Tuesday, May 04, 2010

That woman

It was the early days of the first Thatcher premiership, before the Falklands War though at home a civil war was raging between the Wet & the Dry in the Tory government. A colleague asked if I could go to provide moral support at a Saturday afternoon church bazaar in the parish he had just joined. I happily agreed, imagining the kind of familiar event of my youth – church hall; bare wooden floors; stalls - bottle stall, one selling craftwork such as hand knitted baby clothes & embroidered tray cloths, white elephant, and a tea urn with cakes & scones.

What I found was a superior tea party in an imposing South Kensington flat, the home (I was told later) of the titled sister of a member of the Cabinet.

If I were a comic novelist I could I suppose make much of the fish out of water experience I had.
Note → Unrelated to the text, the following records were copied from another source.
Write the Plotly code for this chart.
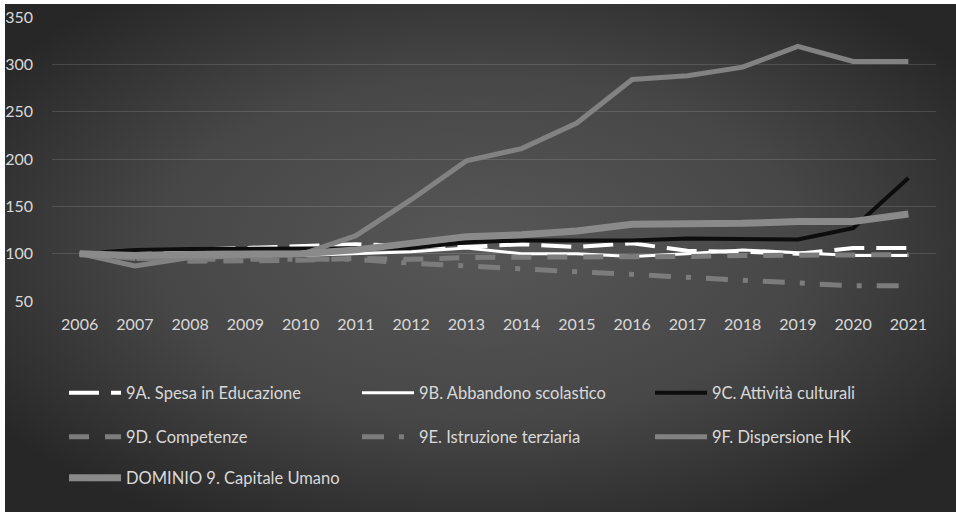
import base64
import plotly.graph_objects as go

years = [str(y) for y in range(2006, 2022)]

spesa_educazione = [100, 103, 104, 106, 107, 110, 108, 107, 110, 107, 111, 103, 102, 100, 106, 106]
abbandono_scolastico = [100, 99, 99, 99, 98, 100, 102, 106, 100, 100, 97, 100, 104, 101, 98, 98]
attivita_culturali = [100, 104, 105, 105, 106, 105, 106, 112, 114, 114, 114, 116, 115, 115, 127, 180]
competenze = [100, 95, 92, 92, 93, 95, 94, 96, 96, 96, 96, 97, 98, 98, 99, 99]
istruzione_terziaria = [100, 95, 94, 94, 95, 94, 90, 87, 83, 80, 78, 74, 71, 69, 66, 66]
dispersione_hk = [100, 87, 96, 97, 99, 119, 157, 198, 211, 238, 284, 288, 297, 319, 303, 303]
dominio_9 = [100, 98, 99, 99, 100, 104, 111, 118, 120, 124, 131, 131, 132, 134, 134, 142]

names = ["9A. Spesa in Educazione", "9B. Abbandono scolastico", "9C. Attività culturali",
         "9D. Competenze", "9E. Istruzione terziaria", "9F. Dispersione HK",
         "DOMINIO 9. Capitale Umano"]
series = [spesa_educazione, abbandono_scolastico, attivita_culturali, competenze,
          istruzione_terziaria, dispersione_hk, dominio_9]
styles = [
    dict(color="#ffffff", width=4, dash="30px,12px"),
    dict(color="#ffffff", width=3),
    dict(color="#0d0d0d", width=4),
    dict(color="#7c7c7c", width=5, dash="20px,16px"),
    dict(color="#7c7c7c", width=5, dash="22px,15px,5px,15px"),
    dict(color="#828282", width=5),
    dict(color="#8a8a8a", width=7),
]
legends = ["legend", "legend", "legend", "legend2", "legend2", "legend2", "legend3"]

fig = go.Figure()
for n, s, st, lg in zip(names, series, styles, legends):
    fig.add_trace(go.Scatter(x=years, y=s, name=n, mode="lines", line=st, legend=lg))

svg = ("<svg xmlns='http://www.w3.org/2000/svg' width='951' height='508'>"
       "<defs><radialGradient id='g' cx='50%' cy='48%' r='62%'>"
       "<stop offset='0' stop-color='#575757'/><stop offset='0.55' stop-color='#474747'/>"
       "<stop offset='1' stop-color='#272727'/></radialGradient></defs>"
       "<rect width='951' height='508' fill='url(#g)'/></svg>")
uri = "data:image/svg+xml;base64," + base64.b64encode(svg.encode()).decode()

W, H = 956, 512
ml, mr, mt, mb = 52, 20, 17, 211
pw, ph = W - ml - mr, H - mt - mb

def px(xp):
    return (xp - ml) / pw

def py(yp):
    return (H - mb - yp) / ph

font_color = "#d9d9d9"
leg_common = dict(orientation="h", xanchor="left", yanchor="middle", bgcolor="rgba(0,0,0,0)",
                  font=dict(family="Lato", size=16.5, color=font_color),
                  entrywidth=226, entrywidthmode="pixels", itemwidth=52)

fig.update_layout(
    width=W, height=H,
    margin=dict(l=ml, r=mr, t=mt, b=mb, autoexpand=False),
    paper_bgcolor="#ffffff",
    plot_bgcolor="rgba(0,0,0,0)",
    images=[dict(source=uri, xref="paper", yref="paper", x=px(5), y=py(4),
                 sizex=(W - 5) / pw, sizey=(H - 4) / ph, xanchor="left", yanchor="top",
                 sizing="stretch", layer="below")],
    xaxis=dict(type="category", range=[-0.5, 15.5], showgrid=False, zeroline=False, showline=False,
               tickfont=dict(family="Lato", size=16, color=font_color), ticklabelstandoff=12),
    yaxis=dict(range=[50, 350], dtick=50, tick0=50, showgrid=True,
               gridcolor="rgba(255,255,255,0.13)", gridwidth=1, zeroline=False, showline=False,
               tickfont=dict(family="Lato", size=16, color=font_color), ticklabelstandoff=18),
    legend=dict(x=px(64), y=py(393), **leg_common),
    legend2=dict(x=px(64), y=py(437), **leg_common),
    legend3=dict(x=px(64), y=py(478), **leg_common),
    showlegend=True,
)

fig.write_html("out.html", config={"displayModeBar": False},
               post_script="document.body.style.margin='0';document.body.style.overflow='hidden';")
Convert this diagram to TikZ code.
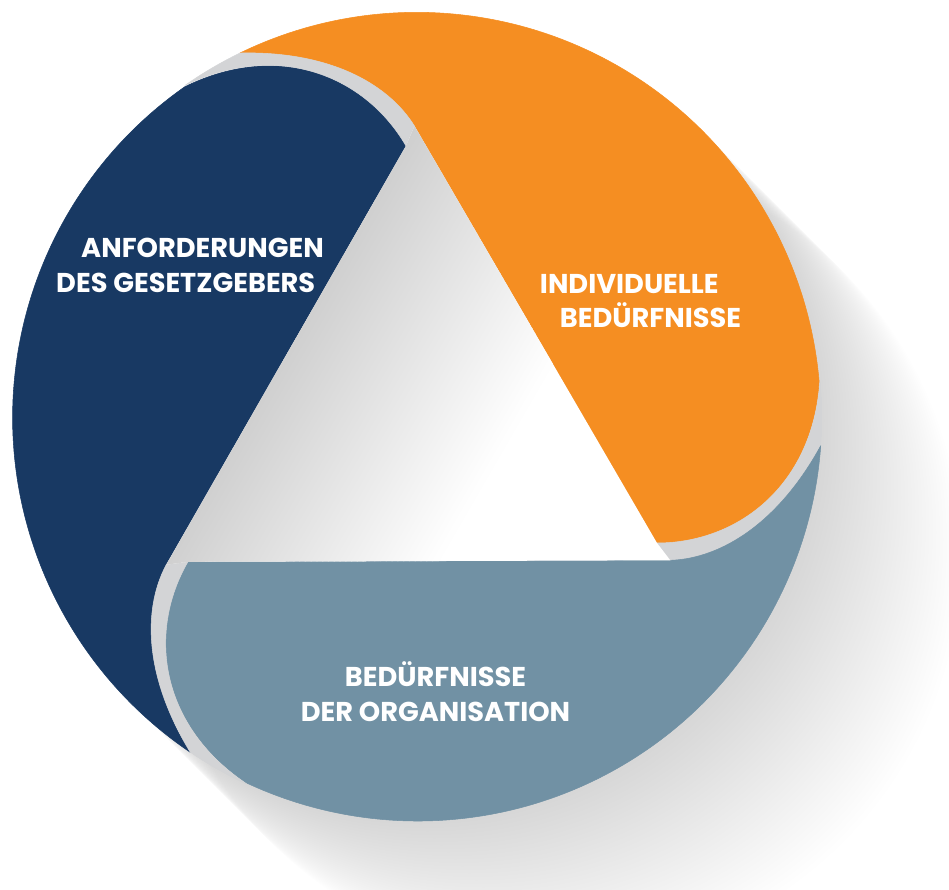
\documentclass[tikz,border=0pt]{standalone}
\usepackage{fontspec}
\setmainfont{Poppins}
\definecolor{navyseg}{HTML}{183963}
\definecolor{orangeseg}{HTML}{F58E22}
\definecolor{greyseg}{HTML}{7191A4}
\definecolor{bandgrey}{HTML}{D3D4D6}
% one segment and the band under its rounded end, drawn for the orange one
\newcommand{\segpath}{(-2.5,291) .. controls (-30,335) and (-90,366) .. (-177,364)
  arc[start angle=115.93, end angle=5, radius=404]
  .. controls (395,-70) and (320,-126) .. (240,-126) -- cycle}
\newcommand{\bandpath}{(240,-126) -- (253.3,-143.3)
  .. controls (305.1,-141.5) and (362,-105.1) .. (403.7,-28.7)
  arc[start angle=-4.07, end angle=5, radius=404]
  .. controls (395,-70) and (320,-126) .. (240,-126) -- cycle}
\tikzset{
  seglabel/.style={text=white, inner sep=0pt, font=\fontsize{15.5}{19.8}\selectfont\bfseries},
  segfill/.style={fill=#1, draw=#1, line width=0.3pt, line join=round}
}
\begin{document}
\begin{tikzpicture}[x=0.02cm, y=0.02cm]
  \useasboundingbox (-417,-472) rectangle (532,417);
  % drop shadow to the lower right
  \foreach \k in {1,...,40}
    \fill[black, opacity=0.0055] (3.5*\k,-3.5*\k) circle[radius=404];
  % the three segments
  \foreach \ang/\col in {0/orangeseg, 120/navyseg, -120/greyseg} {
    \begin{scope}[rotate=\ang]
      \path[segfill=\col] \segpath;
      \path[segfill=bandgrey] \bandpath;
    \end{scope}
  }
  % inner triangle
  \begin{scope}
    \clip (-2.5,291) -- (240,-126) -- (253.3,-143.3) -- (-229.1,-144.8)
      -- (-250.8,-147.7) -- (-11,271) -- cycle;
    \fill[white] (-300,-200) rectangle (300,320);
    \begin{scope}[rotate=-30]
      \foreach \k [evaluate=\k as \pct using {38-0.8*\k}] in {0,...,47}
        \fill[gray!\pct] (-150+5*\k,-330) rectangle (-144+5*\k,330);
    \end{scope}
  \end{scope}
  % labels
  \node[seglabel, align=left] (lawreq) at (-227,151.5)
    {\hspace*{0.5cm}ANFORDERUNGEN\\DES GESETZGEBERS};
  \node[seglabel, align=left] (indneeds) at (223.5,116)
    {INDIVIDUELLE\\\hspace*{0.4cm}BEDÜRFNISSE};
  \node[seglabel, align=center] (orgneeds) at (18.5,-274.5)
    {BEDÜRFNISSE\\DER ORGANISATION};
\end{tikzpicture}
\end{document}
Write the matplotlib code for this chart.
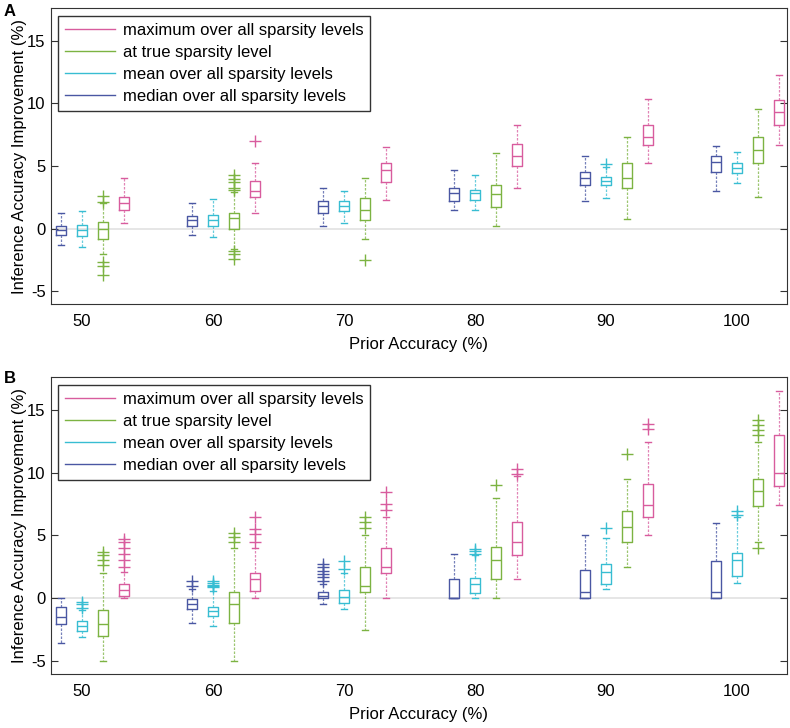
import numpy as np
import matplotlib
matplotlib.use("Agg")
import matplotlib.pyplot as plt
from matplotlib.lines import Line2D

plt.rcParams['font.family'] = ['Liberation Sans', 'DejaVu Sans']
plt.rcParams['axes.unicode_minus'] = False

# prior accuracy levels and the four summary series (in plotting order)
prior = [50, 60, 70, 80, 90, 100]
series = ['median over all sparsity levels', 'mean over all sparsity levels',
          'at true sparsity level', 'maximum over all sparsity levels']
colors = ['#4a57a3', '#38bdd2', '#7cb342', '#d85c9e']

# ---- panel A: rows = median, mean, true, max ; columns = prior levels
A_med = [[-0.15, 0.65, 1.8, 2.8, 4.0, 5.3],
         [-0.15, 0.7, 1.8, 2.8, 3.8, 4.85],
         [0.0, 0.8, 1.5, 2.75, 4.0, 6.25],
         [2.05, 3.0, 4.7, 5.8, 7.3, 9.3]]
A_q1 = [[-0.55, 0.22, 1.2, 2.2, 3.45, 4.5],
        [-0.6, 0.2, 1.4, 2.3, 3.45, 4.45],
        [-0.8, 0.0, 0.7, 1.75, 3.25, 5.25],
        [1.48, 2.5, 3.75, 5.0, 6.7, 8.25]]
A_q3 = [[0.2, 0.98, 2.2, 3.25, 4.5, 5.8],
        [0.3, 1.1, 2.2, 3.1, 4.15, 5.25],
        [0.5, 1.2, 2.45, 3.5, 5.25, 7.3],
        [2.5, 3.8, 5.25, 6.75, 8.25, 10.25]]
A_lo = [[-1.3, -0.55, 0.2, 1.45, 2.2, 3.0],
        [-1.45, -0.65, 0.4, 1.45, 2.4, 3.65],
        [-2.05, -1.6, -0.8, 0.2, 0.75, 2.5],
        [0.47, 1.25, 2.25, 3.25, 5.25, 6.65]]
A_hi = [[1.25, 2.0, 3.25, 4.65, 5.8, 6.6],
        [1.4, 2.35, 3.0, 4.25, 4.9, 6.1],
        [2.0, 2.9, 4.0, 6.0, 7.3, 9.55],
        [4.0, 5.25, 6.5, 8.25, 10.3, 12.25]]
A_out = [[[], [], [], [], [], []],
         [[], [], [], [], [5.15], []],
         [[2.6, 2.15, -2.7, -3.0, -3.7],
          [4.25, 3.95, 3.75, 3.25, 3.05, -1.8, -2.05, -2.4],
          [-2.55], [], [], []],
         [[], [7.0], [], [], [], []]]

# ---- panel B
B_med = [[-1.5, -0.45, 0.2, 0.0, 0.5, 0.5],
         [-2.25, -1.05, 0.08, 1.14, 2.12, 3.05],
         [-2.05, -0.5, 1.0, 3.0, 5.65, 8.5],
         [0.65, 1.5, 2.5, 4.5, 7.45, 10.0]]
B_q1 = [[-2.05, -0.85, 0.0, 0.0, 0.0, 0.0],
        [-2.6, -1.4, -0.37, 0.43, 1.14, 1.73],
        [-3.05, -2.0, 0.48, 1.5, 4.5, 7.37],
        [0.2, 0.53, 2.0, 3.47, 6.5, 8.96]]
B_q3 = [[-0.7, -0.05, 0.48, 1.5, 2.28, 2.95],
        [-1.85, -0.7, 0.67, 1.62, 2.73, 3.6],
        [-0.98, 0.5, 2.47, 4.05, 6.97, 9.5],
        [1.12, 2.0, 3.98, 6.1, 9.1, 13.0]]
B_lo = [[-3.55, -2.0, -0.5, 0.0, 0.0, 0.0],
        [-3.1, -2.2, -0.9, 0.03, 0.75, 1.22],
        [-5.0, -5.0, -2.5, 0.0, 2.5, 4.45],
        [0.0, 0.0, 0.0, 1.5, 5.0, 7.45]]
B_hi = [[0.0, 0.75, 1.15, 3.5, 5.0, 6.0],
        [-0.95, 0.55, 2.0, 3.4, 4.8, 6.45],
        [2.0, 4.0, 5.0, 7.95, 9.5, 12.45],
        [2.05, 4.0, 6.5, 9.75, 12.45, 16.5]]
B_out = [[[], [1.4, 1.0], [2.75, 2.45, 2.2, 1.9, 1.65, 1.4], [], [], []],
         [[-0.3, -0.5, -0.75], [1.35, 1.2, 1.05, 0.95, 0.9], [2.95, 2.3],
          [3.9, 3.75, 3.55], [5.6], [6.95, 6.65]],
         [[3.7, 3.4, 3.0, 2.6], [5.15, 4.9, 4.5], [6.5, 6.1, 5.6], [9.0],
          [11.5], [14.2, 13.8, 13.4, 13.0, 4.0]],
         [[4.7, 4.45, 4.0, 3.5, 3.0, 2.5], [6.5, 5.5, 5.1, 4.5], [8.45, 7.5, 7.0],
          [10.25, 9.9], [13.9, 13.5], []]]

offsets = [-1.6, 0.0, 1.6, 3.2]


def draw_panel(ax, med, q1, q3, lo, hi, out):
    ax.axhline(0, color='#e2e2e2', lw=1.2, zorder=0)
    for s in range(4):
        stats = []
        for g in range(len(prior)):
            stats.append(dict(med=med[s][g], q1=q1[s][g], q3=q3[s][g],
                              whislo=lo[s][g], whishi=hi[s][g],
                              fliers=out[s][g]))
        c = colors[s]
        ax.bxp(stats, positions=[p + offsets[s] for p in prior],
               widths=0.8, capwidths=0.4, manage_ticks=False,
               boxprops=dict(color=c, lw=1.0),
               medianprops=dict(color=c, lw=1.0),
               whiskerprops=dict(color=c, lw=0.9, ls=(0, (2, 1.2)), alpha=0.75),
               capprops=dict(color=c, lw=1.0),
               flierprops=dict(marker='+', markeredgecolor=c, markersize=8,
                               markeredgewidth=1.0))
    ax.set_xlim(47.6, 103.8)
    ax.set_ylim(-6.05, 17.6)
    ax.set_xticks(prior)
    ax.set_yticks([-5, 0, 5, 10, 15])
    ax.tick_params(axis='x', length=0, labelsize=12, pad=7)
    ax.tick_params(axis='y', direction='in', length=5, right=True,
                   labelsize=12, color='#333333')
    for sp in ax.spines.values():
        sp.set_color('#333333')
    ax.set_xlabel('Prior Accuracy (%)', fontsize=12, labelpad=6)
    ax.set_ylabel('Inference Accuracy Improvement (%)', fontsize=12, labelpad=0)
    handles = [Line2D([], [], color=colors[s], lw=1.0) for s in range(3, -1, -1)]
    labels = [series[s] for s in range(3, -1, -1)]
    leg = ax.legend(handles, labels, loc='upper left', bbox_to_anchor=(0.01, 0.972),
                    borderaxespad=0, fancybox=False, edgecolor='#333333',
                    framealpha=1, fontsize=12, handlelength=3.0,
                    labelspacing=0.42, handletextpad=0.5, borderpad=0.4)
    leg.get_frame().set_linewidth(1.0)


fig = plt.figure(figsize=(7.9, 7.28), dpi=100)
axA = fig.add_axes([0.064, 0.582, 0.932, 0.407])
axB = fig.add_axes([0.064, 0.074, 0.932, 0.408])
draw_panel(axA, A_med, A_q1, A_q3, A_lo, A_hi, A_out)
draw_panel(axB, B_med, B_q1, B_q3, B_lo, B_hi, B_out)
fig.text(0.005, 0.994, 'A', fontsize=12, fontweight='bold', va='top')
fig.text(0.005, 0.491, 'B', fontsize=12, fontweight='bold', va='top')

fig.savefig('out.png', dpi=100)
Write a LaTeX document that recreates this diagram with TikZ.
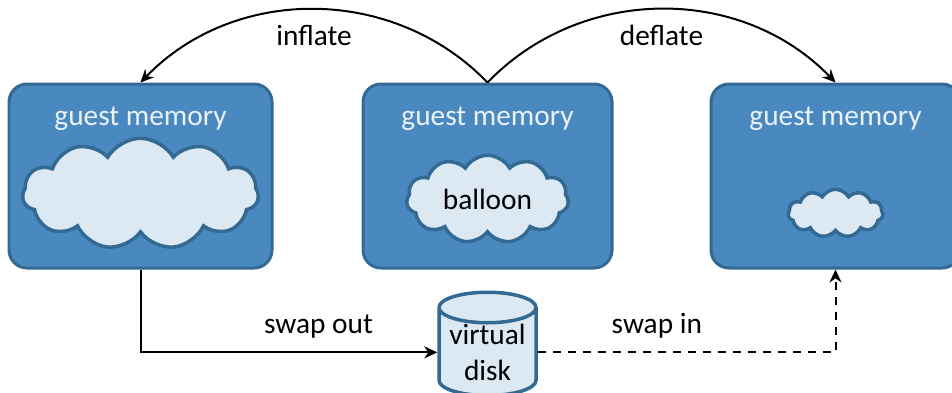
\documentclass[tikz,border=0pt]{standalone}
\usepackage{fontspec}
\setmainfont{Carlito}
\usetikzlibrary{positioning,arrows.meta,shapes.symbols,shapes.geometric}
\definecolor{boxblue}{HTML}{4A89BF}
\definecolor{edgeblue}{HTML}{336A94}
\definecolor{paleblue}{HTML}{DCE8F2}
\tikzset{
	every path/.style = {line width=0.04cm},
	every node/.style = {font=\fontsize{16.7}{20}\selectfont},
	membox/.style={draw=edgeblue,fill=boxblue,line width=0.06cm,rounded corners=0.36cm,minimum height=3.68cm},
	memlabel/.style={text=paleblue!60!white,inner sep=0pt},
	puff/.style={cloud,draw=edgeblue,fill=paleblue,line width=0.07cm,cloud ignores aspect,cloud puff arc=120,inner sep=0pt,cloud puffs=11},
	diskshape/.style={cylinder,shape border rotate=90,aspect=0.4,draw=edgeblue,fill=paleblue,line width=0.07cm,inner sep=0pt,minimum width=1.94cm,minimum height=2.02cm,align=center},
	conn/.style={-{Stealth[length=0.26cm,width=0.24cm]}}
}

\begin{document}
\begin{tikzpicture}
		\useasboundingbox (0,0) rectangle (19.04,-7.84);
		\node[membox, minimum width=5.26cm] (g1) at (2.81,-3.52) {};
		\node[membox, minimum width=4.98cm, right=1.76cm of g1] (g2) {};
		\node[membox, minimum width=4.98cm, right=1.92cm of g2] (g3) {};
		\node[memlabel, below=0.47cm of g1.north] (t1) {guest memory};
		\node[memlabel, below=0.47cm of g2.north] (t2) {guest memory};
		\node[memlabel, below=0.47cm of g3.north] (t3) {guest memory};
		\node[puff, minimum width=4.72cm, minimum height=2.22cm, below=1.08cm of g1.north] (c1) {};
		\node[puff, minimum width=3.24cm, minimum height=1.76cm, below=1.42cm of g2.north] (c2) {balloon};
		\node[puff, minimum width=1.9cm, minimum height=0.96cm, below=2.1cm of g3.north] (c3) {};
		\node[diskshape, below=0.42cm of g2] (disk) {virtual\\[0pt]disk};
		\path[conn]
			(g2.north) edge [bend right=46] node[pos=0.5,below=0.3cm,inner sep=0pt] (inflate) {inflate} (g1.north)
			(g2.north) edge [bend left=46] node[pos=0.5,below=0.3cm,inner sep=0pt] (deflate) {deflate} (g3.north);
		\draw[conn] (g1.south) |- node[pos=0.8,above=0.27cm,inner sep=0pt] (out) {swap out} (disk.west);
		\draw[conn,dash pattern=on 0.17cm off 0.13cm] (disk.east) -| node[pos=0.2,above=0.27cm,inner sep=0pt] (in) {swap in} (g3.south);
	\end{tikzpicture}
\end{document}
But what took me most aback was what happened when the conversation turned to politics, & the iniquities of (spat out & snarled) That Woman.

The sentiments were the same as those I saw spelled out on posters or overheard on the streets, expressed in the less refined language of the Peoples Republic of Ladbroke Grove where I lived, which was not in those days the centre of the Notting Hill Set as that term is currently understood.

Funny how That Woman holds such a demonic place in political life.

Bill Clinton did not have sexual relations with her.

And now Gordon Brown may have hammered the final nail into his own coffin by referring to Mrs Duffy as That Woman.

Politically speaking, That Woman is emasculating.

And so we are back on the familiar ground of a men-only election being fought out on tv, and The Times headlining the final stages of the campaign as a Virility Test.